I’m sure jlr know what they are doing far better than me. But I hope they are making a lot of money from this, rather than spending their money on developing an xe estate. Although I think I may be the only person left who doesn’t want a cross over of some sort rather than an estate,so I should maybe shut up. 

10 January 2018

Gerry McGovern must be deeply offended by this restoration project. I presume he has banned any images from being shown in his design studio.

10 January 2018

The Centre Steer.

10 January 2018

Engine power perhaps close to 50bhp. - max speed may have been less than 60mph.

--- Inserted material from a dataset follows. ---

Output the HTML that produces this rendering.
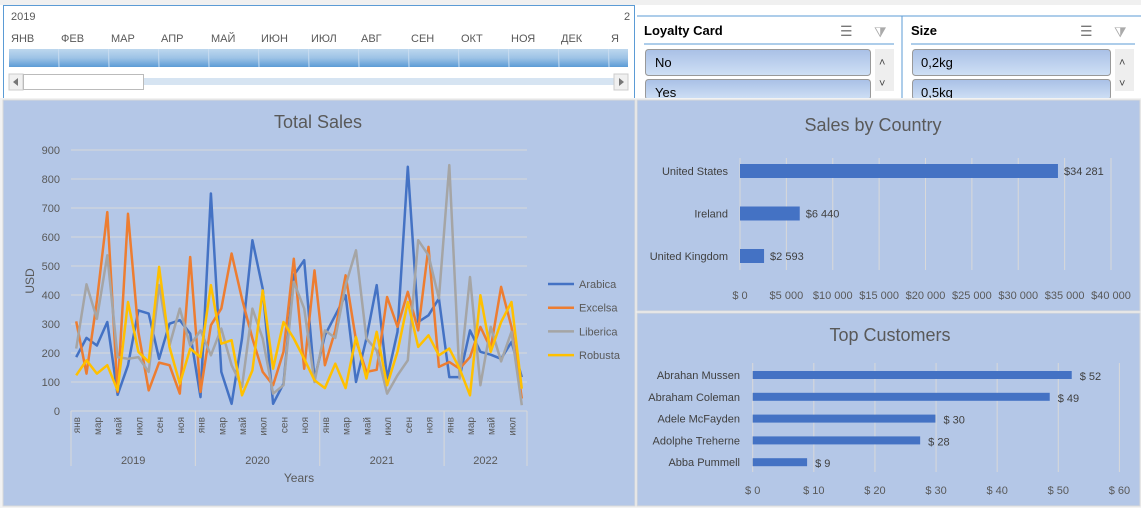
<!DOCTYPE html>
<html><head><meta charset="utf-8"><style>
body{margin:0;width:1141px;height:508px;overflow:hidden;background:#fff;font-family:"Liberation Sans","Noto Sans CJK SC",sans-serif;position:relative}
.abs{position:absolute}
</style></head><body>
<svg width="1141" height="508" style="position:absolute;left:0;top:0" font-family="Liberation Sans, sans-serif">
<!-- excel background -->
<rect x="0" y="0" width="1141" height="508" fill="#ffffff"/>
<rect x="0" y="0" width="1141" height="5" fill="#f0f0f0"/>
<!-- timeline slicer -->
<g>
<rect x="3.5" y="5.5" width="631" height="93" fill="#fff" stroke="#5b9bd5"/>
<text x="11" y="20" font-size="11" fill="#595959">2019</text>
<text x="624" y="20" font-size="11" fill="#595959">2</text>
<g id="tlmonths" font-size="11" fill="#595959"></g>
<defs><linearGradient id="tg" x1="0" y1="0" x2="0" y2="1"><stop offset="0" stop-color="#bdd7ee"/><stop offset="0.5" stop-color="#9dc3e6"/><stop offset="1" stop-color="#5b9bd5"/></linearGradient>
<linearGradient id="sg" x1="0" y1="0" x2="0" y2="1"><stop offset="0" stop-color="#a9c0e6"/><stop offset="1" stop-color="#cfe0f5"/></linearGradient></defs>
<rect x="9" y="49" width="619" height="18" fill="url(#tg)"/>
<g id="tlsep" stroke="#c8dcf0" stroke-width="1"></g>
<rect x="9" y="78" width="619" height="7" fill="#d6e4f2"/>
<rect x="9" y="74" width="14" height="16" fill="#f0f0f0" stroke="#ccc"/>
<path d="M13 82 L18 78 L18 86Z" fill="#777"/>
<rect x="23.5" y="74.5" width="120" height="15" fill="#fff" stroke="#bbb"/>
<rect x="614" y="74" width="14" height="16" fill="#f0f0f0" stroke="#ccc"/>
<path d="M624 82 L619 78 L619 86Z" fill="#777"/>
</g>
<!-- loyalty slicer -->
<g>
<rect x="637" y="16" width="265" height="83" fill="#fff"/>
<line x1="902" y1="16" x2="902" y2="98" stroke="#5b9bd5"/>
<line x1="637" y1="16" x2="1141" y2="16" stroke="#5b9bd5"/>
<text x="644" y="35" font-size="13" font-weight="bold" fill="#000">Loyalty Card</text>
<text x="840" y="36" font-size="14" fill="#777">☰</text>
<text x="874" y="37" font-size="14" fill="#aaa">⧩</text>
<line x1="644" y1="44" x2="894" y2="44" stroke="#5b9bd5"/>
<rect x="645.5" y="49.5" width="225" height="26" rx="3" fill="url(#sg)" stroke="#999"/>
<text x="655" y="67" font-size="13" fill="#000">No</text>
<rect x="645.5" y="79.5" width="225" height="20" rx="3" fill="url(#sg)" stroke="#999"/>
<text x="655" y="97" font-size="13" fill="#000">Yes</text>
<rect x="875" y="49" width="19" height="42" fill="#eee"/>
<text x="879" y="66" font-size="11" fill="#444">˄</text><text x="879" y="87" font-size="11" fill="#444">˅</text>
</g>
<g>
<text x="911" y="35" font-size="13" font-weight="bold" fill="#000">Size</text>
<text x="1080" y="36" font-size="14" fill="#777">☰</text>
<text x="1114" y="37" font-size="14" fill="#aaa">⧩</text>
<line x1="911" y1="44" x2="1135" y2="44" stroke="#5b9bd5"/>
<rect x="912.5" y="49.5" width="198" height="26" rx="3" fill="url(#sg)" stroke="#999"/>
<text x="921" y="67" font-size="13" fill="#000">0,2kg</text>
<rect x="912.5" y="79.5" width="198" height="20" rx="3" fill="url(#sg)" stroke="#999"/>
<text x="921" y="97" font-size="13" fill="#000">0,5kg</text>
<rect x="1115" y="49" width="19" height="42" fill="#eee"/>
<text x="1119" y="66" font-size="11" fill="#444">˄</text><text x="1119" y="87" font-size="11" fill="#444">˅</text>
</g>
<rect x="0" y="98" width="1141" height="410" fill="#f2f2f2"/>
<!-- panels -->
<rect x="3" y="100" width="632" height="406" fill="#b4c7e7" stroke="#d9d9d9"/>
<rect x="637" y="100" width="503" height="211" fill="#b4c7e7" stroke="#d9d9d9"/>
<rect x="637" y="313" width="503" height="193" fill="#b4c7e7" stroke="#d9d9d9"/>
<text x="318" y="128" font-size="18" fill="#595959" text-anchor="middle">Total Sales</text>
<text x="873" y="131" font-size="18" fill="#595959" text-anchor="middle">Sales by Country</text>
<text x="890" y="341" font-size="18" fill="#595959" text-anchor="middle">Top Customers</text>
<g id="line"></g>
<g id="country"></g>
<g id="cust"></g>
</svg>
<script>
const NS="http://www.w3.org/2000/svg";
function mk(p,t,a,txt){const e=document.createElementNS(NS,t);for(const k in a)e.setAttribute(k,a[k]);if(txt!=null)e.textContent=txt;p.appendChild(e);return e;}
const tlMonths=["ЯНВ","ФЕВ","МАР","АПР","МАЙ","ИЮН","ИЮЛ","АВГ","СЕН","ОКТ","НОЯ","ДЕК","Я"];
const years=["2019","2020","2021","2022"];
const monthsPerYear=[12,12,12,8];
const monthLabels=["янв","фев","мар","апр","май","июн","июл","авг","сен","окт","ноя","дек"];
const seriesNames=["Arabica","Excelsa","Liberica","Robusta"];
const seriesColors=["#4472c4","#ed7d31","#a5a5a5","#ffc000"];
const arabica=[186,252,226,307,56,158,347,336,180,301,313,267,48,750,135,25,250,589,422,25,94,468,520,110,261,330,399,100,250,434,112,273,842,307,330,388,117,117,278,204,194,180,238,117];
const excelsa=[309,129,380,686,66,680,272,71,167,158,60,531,66,296,353,543,387,250,135,89,204,525,146,485,158,278,468,244,135,142,393,290,411,278,566,152,169,146,186,290,215,428,290,43];
const liberica=[215,437,318,537,186,180,186,135,434,226,353,226,278,192,284,158,83,353,250,60,89,445,353,100,278,252,434,554,250,209,60,123,175,589,537,388,848,112,462,89,290,171,273,20];
const robusta=[123,175,129,158,71,376,204,169,497,221,94,215,186,434,232,244,54,140,416,146,307,250,180,106,79,163,79,255,112,273,89,204,376,221,261,192,215,146,54,399,204,307,376,77];
const yTicks=[0,100,200,300,400,500,600,700,800,900];
const countries=["United States","Ireland","United Kingdom"];
const countrySales=[34281,6440,2593];
const countryLabels=["$34 281","$6 440","$2 593"];
const countryTicks=[0,5000,10000,15000,20000,25000,30000,35000,40000];
const customers=["Abrahan Mussen","Abraham Coleman","Adele McFayden","Adolphe Treherne","Abba Pummell"];
const custSales=[52.2,48.6,29.9,27.4,8.9];
const custLabels=["$ 52","$ 49","$ 30","$ 28","$ 9"];
const custTicks=[0,10,20,30,40,50,60];

// timeline
const tm=document.getElementById('tlmonths'),ts=document.getElementById('tlsep');
tlMonths.forEach((m,i)=>{const t=mk(tm,'text',{x:11+50*i,y:42},m);


if(i>0&&i<13)mk(ts,'line',{x1:9+50*i-0.5*1,y1:49,x2:9+50*i,y2:67});});

// line chart
const L=document.getElementById('line');
const px0=71,pxW=456,py0=411,py1=150,yMax=900;
const nTot=monthsPerYear.reduce((a,b)=>a+b,0);
const step=pxW/nTot;
const X=i=>px0+step*(i+0.5);
const Y=v=>py0-(v/yMax)*(py0-py1);
yTicks.forEach(v=>{
 if(v>0){const g=mk(L,'line',{x1:px0,x2:px0+pxW,y1:Y(v),y2:Y(v),stroke:'#d9d9d9','stroke-width':1});
 
 }
 const t=mk(L,'text',{x:60,y:Y(v)+4,'font-size':11,fill:'#595959','text-anchor':'end'},v);
 
 
});
mk(L,'line',{x1:px0,x2:px0+pxW,y1:py0,y2:py0,stroke:'#d9d9d9'});
let idx=0;
years.forEach((yr,yi)=>{
 const n=monthsPerYear[yi];const xs=px0+step*idx,xe=px0+step*(idx+n);
 mk(L,'line',{x1:xs,x2:xs,y1:py0,y2:466,stroke:'#d9d9d9'});
 if(yi==years.length-1)mk(L,'line',{x1:xe,x2:xe,y1:py0,y2:466,stroke:'#d9d9d9'});
 for(let m=0;m<n;m+=2){const xx=X(idx+m);
  const t=mk(L,'text',{x:xx+4,y:417,'font-size':10,fill:'#595959','text-anchor':'end',transform:`rotate(-90 ${xx+4} 417)`},monthLabels[m]);
  
  }
 const t=mk(L,'text',{x:(xs+xe)/2,y:464,'font-size':11,fill:'#595959','text-anchor':'middle'},yr);
 
 
 idx+=n;
});
const xt=mk(L,'text',{x:299,y:482,'font-size':12,fill:'#595959','text-anchor':'middle'},'Years');


const yt=mk(L,'text',{x:34,y:281,'font-size':12,fill:'#595959','text-anchor':'middle',transform:'rotate(-90 34 281)'},'USD');


[arabica,excelsa,liberica,robusta].forEach((s,si)=>{
 const p=mk(L,'polyline',{points:s.map((v,i)=>X(i).toFixed(1)+','+Y(v).toFixed(1)).join(' '),fill:'none',stroke:seriesColors[si],'stroke-width':2.5,'stroke-linejoin':'round'});
 
 
 const ly=284+si*23.7;
 const g=mk(L,'g',{});
 
 
 mk(g,'line',{x1:548,x2:574,y1:ly,y2:ly,stroke:seriesColors[si],'stroke-width':2.5});
 mk(g,'text',{x:579,y:ly+4,'font-size':11,fill:'#595959'},seriesNames[si]);
});

// country chart
const C=document.getElementById('country');
const cx0=740,cW=371,cMax=40000;
const CX=v=>cx0+v/cMax*cW;
countryTicks.forEach(v=>{mk(C,'line',{x1:CX(v),x2:CX(v),y1:158,y2:270,stroke:'#d9d9d9'});
 const t=mk(C,'text',{x:CX(v),y:299,'font-size':11,fill:'#595959','text-anchor':'middle'},'$'+(v==0?' 0':(v/1000)+' 000'));
 
 });
countries.forEach((c,i)=>{const yc=171+i*42.5;
 const t=mk(C,'text',{x:728,y:yc+4,'font-size':11,fill:'#404040','text-anchor':'end'},c);
 
 
 const b=mk(C,'rect',{x:cx0,y:yc-7,width:CX(countrySales[i])-cx0,height:14,fill:'#4472c4'});
 
 
 const l=mk(C,'text',{x:CX(countrySales[i])+6,y:yc+4,'font-size':11,fill:'#404040'},countryLabels[i]);
 
 });

// customers chart
const K=document.getElementById('cust');
const kx0=752.7,kW=366.7,kMax=60;
const KX=v=>kx0+v/kMax*kW;
custTicks.forEach(v=>{mk(K,'line',{x1:KX(v),x2:KX(v),y1:363,y2:472,stroke:'#d9d9d9'});
 const t=mk(K,'text',{x:KX(v),y:494,'font-size':11,fill:'#595959','text-anchor':'middle'},'$ '+v);
 
 });
customers.forEach((c,i)=>{const yc=375+i*21.8;
 const t=mk(K,'text',{x:740,y:yc+4,'font-size':11,fill:'#404040','text-anchor':'end'},c);
 
 
 const b=mk(K,'rect',{x:kx0,y:yc-4,width:KX(custSales[i])-kx0,height:8,fill:'#4472c4'});
 
 
 const l=mk(K,'text',{x:KX(custSales[i])+8,y:yc+5,'font-size':11,fill:'#404040'},custLabels[i]);
 
 });
</script>
</body></html>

Making it impractical road vehicle today - but perhaps still slightly usable off the road. 

10 January 2018

JLR have found a classic original Land Rover from 1948 and are going to restore. British jobs will be created and an interesting bit of history will be saved. End of! 

typos1 - Just can’t respect opinion

10 January 2018
Prat.Do us all a favour and just shut up.
poon

10 January 2018

Just get it in tip top mechanical condition and leave the body as is. It's taken decades to gain that amazing patina and I'd rather see every scuff and battle scar preserved rather than the vehicle become a shiny trailer queen.

10 January 2018
Beastie_Boy wrote:

Just get it in tip top mechanical condition and leave the body as is. It's taken decades to gain that amazing patina and I'd rather see every scuff and battle scar preserved rather than the vehicle become a shiny trailer queen.

Totally agree. It looks fabulous. Look at image 4....it is going to be a clone of that one in the background....it is unique also due to its patina....what a shame.

10 January 2018

If it had sat in a field for two decades (or longer) I doubt it would be sat looking as it does for these photos, it would be a pile of aluminium body panels, running gear and dust.